● MATERIAL PROVIDED

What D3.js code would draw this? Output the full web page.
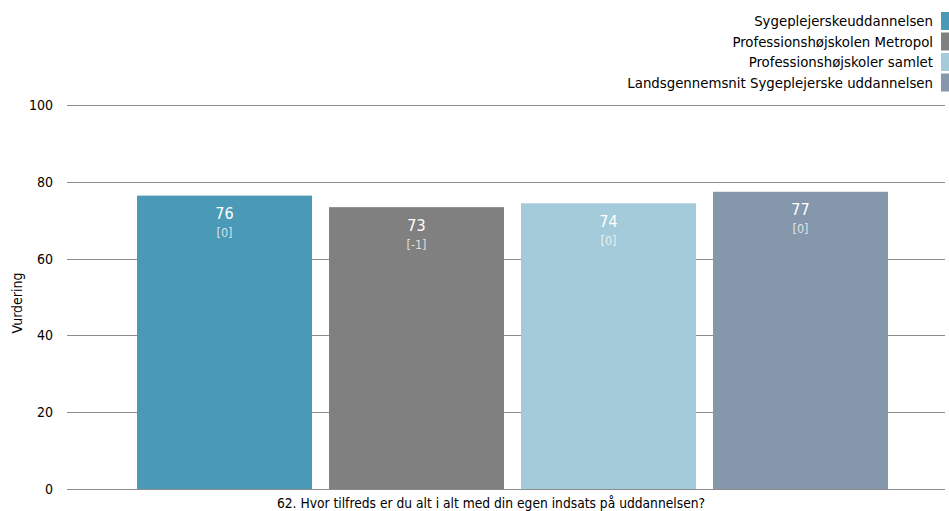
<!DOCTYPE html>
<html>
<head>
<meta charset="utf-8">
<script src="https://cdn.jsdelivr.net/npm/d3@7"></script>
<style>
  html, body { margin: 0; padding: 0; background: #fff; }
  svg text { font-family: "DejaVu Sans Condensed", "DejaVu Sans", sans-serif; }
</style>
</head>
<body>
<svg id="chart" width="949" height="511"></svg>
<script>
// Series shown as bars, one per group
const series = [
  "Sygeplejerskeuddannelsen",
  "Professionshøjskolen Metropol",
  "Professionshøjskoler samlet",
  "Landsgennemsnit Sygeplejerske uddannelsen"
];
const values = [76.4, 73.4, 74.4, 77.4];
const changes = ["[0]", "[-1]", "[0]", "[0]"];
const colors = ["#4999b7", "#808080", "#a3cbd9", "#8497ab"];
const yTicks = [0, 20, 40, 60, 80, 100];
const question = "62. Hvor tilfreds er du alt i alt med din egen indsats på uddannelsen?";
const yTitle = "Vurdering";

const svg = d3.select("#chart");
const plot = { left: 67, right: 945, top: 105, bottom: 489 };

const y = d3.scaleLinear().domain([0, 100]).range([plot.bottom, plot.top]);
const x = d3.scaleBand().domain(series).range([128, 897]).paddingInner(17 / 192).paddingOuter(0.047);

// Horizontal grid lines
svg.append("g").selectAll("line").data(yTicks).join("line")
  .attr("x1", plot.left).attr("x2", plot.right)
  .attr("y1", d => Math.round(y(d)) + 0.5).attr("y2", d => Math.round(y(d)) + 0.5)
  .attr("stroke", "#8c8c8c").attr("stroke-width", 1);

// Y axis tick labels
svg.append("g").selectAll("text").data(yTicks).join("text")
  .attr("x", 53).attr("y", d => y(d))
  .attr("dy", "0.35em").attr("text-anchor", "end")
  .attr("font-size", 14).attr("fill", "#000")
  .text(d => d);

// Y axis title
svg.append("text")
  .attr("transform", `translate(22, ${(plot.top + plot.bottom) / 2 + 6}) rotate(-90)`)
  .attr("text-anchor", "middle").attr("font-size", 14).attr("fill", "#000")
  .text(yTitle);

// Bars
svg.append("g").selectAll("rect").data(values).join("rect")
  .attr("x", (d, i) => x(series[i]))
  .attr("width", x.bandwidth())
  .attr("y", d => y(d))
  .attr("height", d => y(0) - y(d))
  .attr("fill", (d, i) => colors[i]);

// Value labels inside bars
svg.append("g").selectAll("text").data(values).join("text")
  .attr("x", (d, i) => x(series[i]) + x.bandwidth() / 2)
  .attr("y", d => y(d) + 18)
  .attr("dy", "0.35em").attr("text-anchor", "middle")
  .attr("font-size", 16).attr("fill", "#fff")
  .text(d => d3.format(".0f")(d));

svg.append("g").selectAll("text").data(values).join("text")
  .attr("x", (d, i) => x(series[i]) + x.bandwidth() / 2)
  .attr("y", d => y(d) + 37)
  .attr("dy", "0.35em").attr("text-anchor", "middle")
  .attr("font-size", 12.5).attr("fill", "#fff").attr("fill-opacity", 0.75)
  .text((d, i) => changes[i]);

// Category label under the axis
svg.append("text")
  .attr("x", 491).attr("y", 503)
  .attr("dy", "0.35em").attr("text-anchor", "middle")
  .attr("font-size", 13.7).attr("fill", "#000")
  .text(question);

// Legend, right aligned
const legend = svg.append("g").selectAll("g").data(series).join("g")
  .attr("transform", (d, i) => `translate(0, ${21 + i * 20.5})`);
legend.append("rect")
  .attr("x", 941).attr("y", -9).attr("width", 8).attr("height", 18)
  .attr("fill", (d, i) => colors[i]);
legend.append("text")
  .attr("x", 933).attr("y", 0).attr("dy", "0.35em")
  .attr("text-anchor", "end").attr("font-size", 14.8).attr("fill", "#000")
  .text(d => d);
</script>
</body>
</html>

● PROBLEM DETAILS
From the first line above down to the line with "105, bottom: 489", reproduce every line and no others, omitting pictures.

● SOLUTION TO THE EXERCISE
What D3.js code would draw this? Output the full web page.
<!DOCTYPE html>
<html>
<head>
<meta charset="utf-8">
<script src="https://cdn.jsdelivr.net/npm/d3@7"></script>
<style>
  html, body { margin: 0; padding: 0; background: #fff; }
  svg text { font-family: "DejaVu Sans Condensed", "DejaVu Sans", sans-serif; }
</style>
</head>
<body>
<svg id="chart" width="949" height="511"></svg>
<script>
// Series shown as bars, one per group
const series = [
  "Sygeplejerskeuddannelsen",
  "Professionshøjskolen Metropol",
  "Professionshøjskoler samlet",
  "Landsgennemsnit Sygeplejerske uddannelsen"
];
const values = [76.4, 73.4, 74.4, 77.4];
const changes = ["[0]", "[-1]", "[0]", "[0]"];
const colors = ["#4999b7", "#808080", "#a3cbd9", "#8497ab"];
const yTicks = [0, 20, 40, 60, 80, 100];
const question = "62. Hvor tilfreds er du alt i alt med din egen indsats på uddannelsen?";
const yTitle = "Vurdering";

const svg = d3.select("#chart");
const plot = { left: 67, right: 945, top: 105, bottom: 489 };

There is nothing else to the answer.